愛媛県上島町
「瀬戸内海に浮かぶ、愛媛県の離島「弓削島」。人気の旅行ルートである「しまなみ海道」から少し外れた静かな島で、農業を基盤に生きる移住者夫婦が、農家民宿を営んでいる。リゾート地に行ったり観光したりするのとは違う旅を、たまにはしたい。そんな想いに駆られて、弓削島を訪ねた。
最寄りのICから【E76】西瀬戸自動車道「因島北IC」を下車
最寄りのICから【E76】西瀬戸自動車道「因島北IC」を下車
離島。実に旅心を誘われる言葉である。リゾートとして人気が高い奄美大島、屋久杉が観光スポットの屋久島、アートの島として有名な直島など、離島と聞くと思い浮かぶ有名な島が日本にはたくさんある。
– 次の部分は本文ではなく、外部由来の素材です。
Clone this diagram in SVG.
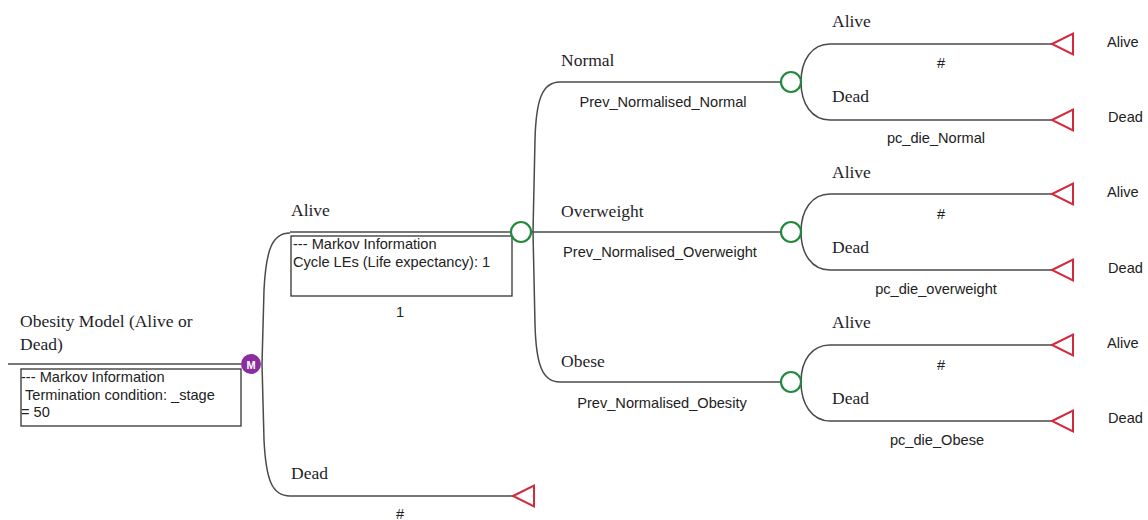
<svg xmlns="http://www.w3.org/2000/svg" width="1148" height="520" viewBox="0 0 1148 520">
<defs>
<style>
.ln{fill:none;stroke:#4a4a4a;stroke-width:1.5}
.box{fill:#fff;stroke:#333;stroke-width:1.3}
.ch{fill:#fff;stroke:#23893f;stroke-width:2.2}
.tm{fill:#fff;stroke:#d2293c;stroke-width:2}
.lbl{font-family:"Liberation Serif","Times New Roman",serif;font-size:17.5px;fill:#1e1e28}
.sm{font-family:"Liberation Sans",Arial,sans-serif;font-size:14.6px;fill:#222}
.mid{text-anchor:middle}
</style>
<polygon id="tri" points="0,0 21,-10.5 21,10.5"/>
</defs>
<rect width="1148" height="520" fill="#fff"/>
<g id="connectors">
<line class="ln" x1="8" y1="364" x2="241" y2="364"/>
<path class="ln" d="M290,233 C272,233 266,250 264,290 L262,364 L264,440 C266,480 272,496 290,496"/>
<line class="ln" x1="290" y1="232" x2="511" y2="232"/>
<line class="ln" x1="290" y1="496" x2="513" y2="496"/>
<line class="ln" x1="531" y1="232" x2="781" y2="232"/>
<path class="ln" d="M560,82 C542,82 536,100 535,140 L533,232 L535,324 C536,364 542,382 560,382"/>
<line class="ln" x1="560" y1="82" x2="781" y2="82"/>
<line class="ln" x1="560" y1="382" x2="781" y2="382"/>
<path class="ln" d="M830,44 C812,44 801,60 801,82 C801,104 812,120 830,120 M830,44 L1052,44 M830,120 L1052,120"/>
<path class="ln" d="M830,194 C812,194 801,210 801,232 C801,254 812,270 830,270 M830,194 L1052,194 M830,270 L1052,270"/>
<path class="ln" d="M830,345 C812,345 801,360 801,382 C801,404 812,421 830,421 M830,345 L1052,345 M830,421 L1052,421"/>
</g>
<g id="root">
<text class="lbl" x="20" y="327" font-size="18">Obesity Model (Alive or</text>
<text class="lbl" x="20" y="350" font-size="18">Dead)</text>
<rect class="box" x="21" y="369" width="220" height="57"/>
<text class="sm" x="21" y="382">--- Markov Information</text>
<text class="sm" x="25" y="400">Termination condition: _stage</text>
<text class="sm" x="21" y="417">= 50</text>
<circle cx="251" cy="364" r="10" fill="#8b2d9e"/>
<text x="251" y="369" text-anchor="middle" font-family="Liberation Sans,Arial,sans-serif" font-size="11" font-weight="bold" fill="#fff">M</text>
</g>
<g id="alive1">
<text class="lbl" x="291" y="216">Alive</text>
<rect class="box" x="291" y="236" width="221" height="60"/>
<text class="sm" x="293" y="249">--- Markov Information</text>
<text class="sm" x="293" y="267">Cycle LEs (Life expectancy): 1</text>
<text class="sm mid" x="400" y="317">1</text>
<circle class="ch" cx="521" cy="232" r="10"/>
</g>
<g id="dead1">
<text class="lbl" x="291" y="479">Dead</text>
<use href="#tri" class="tm" x="513" y="496"/>
<text class="sm mid" x="400" y="519">#</text>
</g>
<g id="normal">
<text class="lbl" x="561" y="66">Normal</text>
<text class="sm mid" x="663" y="107">Prev_Normalised_Normal</text>
<circle class="ch" cx="791" cy="82" r="10"/>
</g>
<g id="overweight">
<text class="lbl" x="561" y="217">Overweight</text>
<text class="sm mid" x="660" y="257">Prev_Normalised_Overweight</text>
<circle class="ch" cx="791" cy="232" r="10"/>
</g>
<g id="obese">
<text class="lbl" x="561" y="367">Obese</text>
<text class="sm mid" x="662" y="408">Prev_Normalised_Obesity</text>
<circle class="ch" cx="791" cy="382" r="10"/>
</g>
<g id="normal-alive">
<text class="lbl" x="832" y="27">Alive</text>
<text class="sm mid" x="941" y="68">#</text>
<use href="#tri" class="tm" x="1052" y="44"/>
<text class="sm" x="1107" y="47">Alive</text>
</g>
<g id="normal-dead">
<text class="lbl" x="832" y="102">Dead</text>
<text class="sm mid" x="936" y="143">pc_die_Normal</text>
<use href="#tri" class="tm" x="1052" y="120"/>
<text class="sm" x="1108" y="122">Dead</text>
</g>
<g id="overweight-alive">
<text class="lbl" x="832" y="178">Alive</text>
<text class="sm mid" x="941" y="219">#</text>
<use href="#tri" class="tm" x="1052" y="194"/>
<text class="sm" x="1107" y="197">Alive</text>
</g>
<g id="overweight-dead">
<text class="lbl" x="832" y="253">Dead</text>
<text class="sm mid" x="936" y="294">pc_die_overweight</text>
<use href="#tri" class="tm" x="1052" y="270"/>
<text class="sm" x="1108" y="273">Dead</text>
</g>
<g id="obese-alive">
<text class="lbl" x="832" y="328">Alive</text>
<text class="sm mid" x="941" y="370">#</text>
<use href="#tri" class="tm" x="1052" y="345"/>
<text class="sm" x="1107" y="348">Alive</text>
</g>
<g id="obese-dead">
<text class="lbl" x="832" y="404">Dead</text>
<text class="sm mid" x="937" y="445">pc_die_Obese</text>
<use href="#tri" class="tm" x="1052" y="421"/>
<text class="sm" x="1108" y="423">Dead</text>
</g>
</svg>
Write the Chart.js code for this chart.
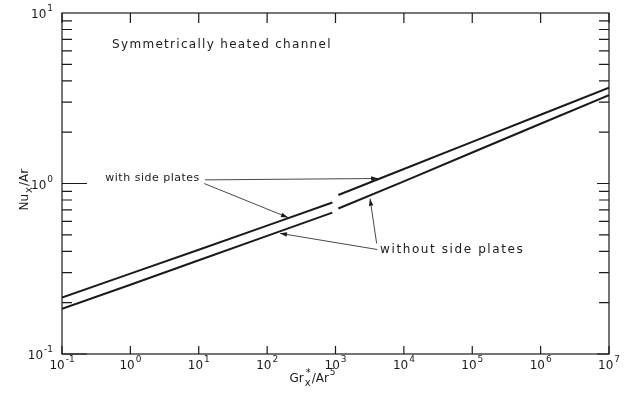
<!DOCTYPE html>
<html>
<head>
<meta charset="utf-8">
<script src="https://cdn.jsdelivr.net/npm/chart.js@4/dist/chart.umd.min.js"></script>
<style>
  html, body { margin: 0; padding: 0; background: #fff; }
</style>
</head>
<body>
<canvas id="nuChart" width="628" height="408"></canvas>
<script>
// Nu_x/Ar vs Gr*_x/Ar^5, symmetrically heated channel (log-log)

const xDecades = [0.1, 1, 10, 100, 1e3, 1e4, 1e5, 1e6, 1e7];
const yDecades = [0.1, 1, 10];
const xTickExp = ['-1', '0', '1', '2', '3', '4', '5', '6', '7'];
const yTickExp = ['-1', '0', '1'];

// with side plates (upper curve), split at Gr*/Ar^5 = 10^3
const withLeftX  = [0.1, 1, 10, 100, 900];
const withLeftY  = [0.214, 0.296, 0.409, 0.566, 0.773];
const withRightX = [1100, 1e4, 1e5, 1e6, 1e7];
const withRightY = [0.856, 1.216, 1.754, 2.53, 3.65];

// without side plates (lower curve)
const withoutLeftX  = [0.1, 1, 10, 100, 900];
const withoutLeftY  = [0.184, 0.255, 0.355, 0.493, 0.675];
const withoutRightX = [1100, 1e4, 1e5, 1e6, 1e7];
const withoutRightY = [0.713, 1.03, 1.52, 2.24, 3.30];

const pts = (xs, ys) => xs.map((x, i) => ({ x, y: ys[i] }));

const INK = '#1a1a1a';
const FONT = '"DejaVu Sans", sans-serif';

// labels and arrows, anchored in data coordinates
const notes = [
  { text: 'Symmetrically heated channel', x: 0.54, y: 6.5, size: 12, sp: 1.3 },
  { text: 'with side plates', x: 0.43, y: 1.08, size: 11, sp: 0.5 },
  { text: 'without side plates', x: 4480, y: 0.407, size: 12, sp: 1.6 },
];
const arrows = [
  { from: [12.3, 1.05], to: [4200, 1.07] },
  { from: [12.0, 1.0], to: [202, 0.632] },
  { from: [4100, 0.41], to: [154, 0.51] },
  { from: [4000, 0.445], to: [3200, 0.815] },
];

// "10" with a raised exponent; align: 'center' or 'right'
function drawPow(ctx, exp, x, y, align) {
  ctx.font = '12px ' + FONT;
  const wb = ctx.measureText('10').width;
  ctx.font = '9px ' + FONT;
  const we = ctx.measureText(exp).width;
  const w = wb + 1 + we;
  const x0 = align === 'right' ? x - w : x - w / 2;
  ctx.font = '12px ' + FONT;
  ctx.fillText('10', x0, y);
  ctx.font = '9px ' + FONT;
  ctx.fillText(exp, x0 + wb + 1, y - 6);
}

const frame = {
  id: 'frame',
  afterDatasetsDraw(chart) {
    const { ctx, chartArea: a, scales: { x, y } } = chart;
    ctx.save();
    ctx.strokeStyle = INK;
    ctx.fillStyle = INK;
    ctx.lineWidth = 1.2;
    ctx.strokeRect(a.left, a.top, a.right - a.left, a.bottom - a.top);
    ctx.beginPath();
    // y minor + major ticks, both sides, pointing in
    for (let d = 0; d < yDecades.length - 1; d++) {
      for (let m = 1; m <= 9; m++) {
        const py = y.getPixelForValue(yDecades[d] * m);
        ctx.moveTo(a.left, py); ctx.lineTo(a.left + (m === 1 ? 25 : 10), py);
        ctx.moveTo(a.right, py); ctx.lineTo(a.right - (m === 1 ? 12 : 10), py);
      }
    }
    // x decade ticks top and bottom
    xDecades.forEach(v => {
      const px = x.getPixelForValue(v);
      ctx.moveTo(px, a.top); ctx.lineTo(px, a.top + 10);
      ctx.moveTo(px, a.bottom); ctx.lineTo(px, a.bottom - 8);
    });
    ctx.stroke();

    // tick labels
    ctx.textBaseline = 'middle';
    xDecades.forEach((v, i) => drawPow(ctx, xTickExp[i], x.getPixelForValue(v), a.bottom + 12, 'center'));
    yDecades.forEach((v, i) => drawPow(ctx, yTickExp[i], a.left - 9, y.getPixelForValue(v) + 2, 'right'));

    // axis titles
    const cx = (a.left + a.right) / 2 - 14;
    const ty = a.bottom + 25;
    ctx.textAlign = 'left';
    ctx.font = '12px ' + FONT;
    let px = cx - 32;
    ctx.fillText('Gr', px, ty); px += ctx.measureText('Gr').width + 1;
    ctx.font = '10px ' + FONT;
    ctx.fillText('x', px, ty + 4);
    ctx.fillText('*', px + 1, ty - 6);
    px += ctx.measureText('x').width + 1;
    ctx.font = '12px ' + FONT;
    ctx.fillText('/Ar', px, ty); px += ctx.measureText('/Ar').width + 1;
    ctx.font = '9px ' + FONT;
    ctx.fillText('5', px, ty - 6);

    ctx.save();
    ctx.translate(25, (a.top + a.bottom) / 2 - 3);
    ctx.rotate(-Math.PI / 2);
    ctx.font = '12px ' + FONT;
    let qx = -30;
    ctx.fillText('Nu', qx, 0); qx += ctx.measureText('Nu').width + 1;
    ctx.font = '10px ' + FONT;
    ctx.fillText('x', qx, 4); qx += ctx.measureText('x').width + 1;
    ctx.font = '12px ' + FONT;
    ctx.fillText('/Ar', qx, 0);
    ctx.restore();

    // annotations
    notes.forEach(n => {
      ctx.font = n.size + 'px ' + FONT;
      ctx.letterSpacing = n.sp + 'px';
      ctx.fillText(n.text, x.getPixelForValue(n.x), y.getPixelForValue(n.y));
    });
    ctx.letterSpacing = '0px';

    ctx.lineWidth = 0.8;
    arrows.forEach(ar => {
      const x0 = x.getPixelForValue(ar.from[0]), y0 = y.getPixelForValue(ar.from[1]);
      const x1 = x.getPixelForValue(ar.to[0]), y1 = y.getPixelForValue(ar.to[1]);
      ctx.beginPath(); ctx.moveTo(x0, y0); ctx.lineTo(x1, y1); ctx.stroke();
      const ang = Math.atan2(y1 - y0, x1 - x0);
      ctx.beginPath();
      ctx.moveTo(x1, y1);
      ctx.lineTo(x1 - 7 * Math.cos(ang) + 2.2 * Math.sin(ang), y1 - 7 * Math.sin(ang) - 2.2 * Math.cos(ang));
      ctx.lineTo(x1 - 7 * Math.cos(ang) - 2.2 * Math.sin(ang), y1 - 7 * Math.sin(ang) + 2.2 * Math.cos(ang));
      ctx.closePath(); ctx.fill();
    });
    ctx.restore();
  }
};

const lineStyle = { borderColor: INK, borderWidth: 2, pointRadius: 0, tension: 0, fill: false };

new Chart(document.getElementById('nuChart'), {
  type: 'line',
  data: {
    datasets: [
      { label: 'with side plates', data: pts(withLeftX, withLeftY), ...lineStyle },
      { label: 'with side plates ', data: pts(withRightX, withRightY), ...lineStyle },
      { label: 'without side plates', data: pts(withoutLeftX, withoutLeftY), ...lineStyle },
      { label: 'without side plates ', data: pts(withoutRightX, withoutRightY), ...lineStyle },
    ],
  },
  options: {
    responsive: false,
    animation: false,
    devicePixelRatio: 1,
    layout: { padding: { top: 13, right: 19, left: 0, bottom: 0 } },
    plugins: { legend: { display: false }, tooltip: { enabled: false } },
    scales: {
      x: {
        type: 'logarithmic', min: 0.1, max: 1e7,
        grid: { display: false, drawTicks: false },
        border: { display: false },
        ticks: { display: false },
        afterFit: s => { s.height = 54; },
      },
      y: {
        type: 'logarithmic', min: 0.1, max: 10,
        grid: { display: false, drawTicks: false },
        border: { display: false },
        ticks: { display: false },
        afterFit: s => { s.width = 62; },
      },
    },
  },
  plugins: [frame],
});
</script>
</body>
</html>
日本の有人離島の数はなんと400以上。特に、瀬戸内海には大小さまざまな島が浮かび、海と島、そして行き交う船がつくりだす風景の美しさは格別だ。普段、山梨の山に囲まれた土地に住む私からすると、それだけで特別感がある。
今回の旅で向かう弓削島は、私が『季刊リトケイ』のライターをしている縁から、数年前に訪ねたことがある島。そこで出会った若い移住者夫婦が、「農家民宿を始めたばかりで、いずれ食堂も開きたい」と言った。「まるふ農園」の古川優哉さんと藤巻光加さんは山梨出身で、東日本大震災もきっかけになり、東京から引っ越してきたという。
他の地方の田舎の例にもれず、若い農業者がほとんどいないこの地で、「なんて物好きな」というのが率直な印象だった。でも妙に彼らのことが気になっていた。
農家民宿とは、農林漁業に携わる人が旅行者を宿泊させ、自ら生産した農林水産物や地域の食材で料理を提供したり、体験メニューを提供したりする宿泊業のこと。全国に約2000軒(2010年の農業センサスによる)あるが、フランス、イタリア、ドイツなどはそれぞれ万単位の農家民宿があるのに比べると、日本におけるそれはメジャーな存在ではないようだ。しかも、農家の高齢化に比例して、「まるふのお宿」のような若い経営者は珍しい。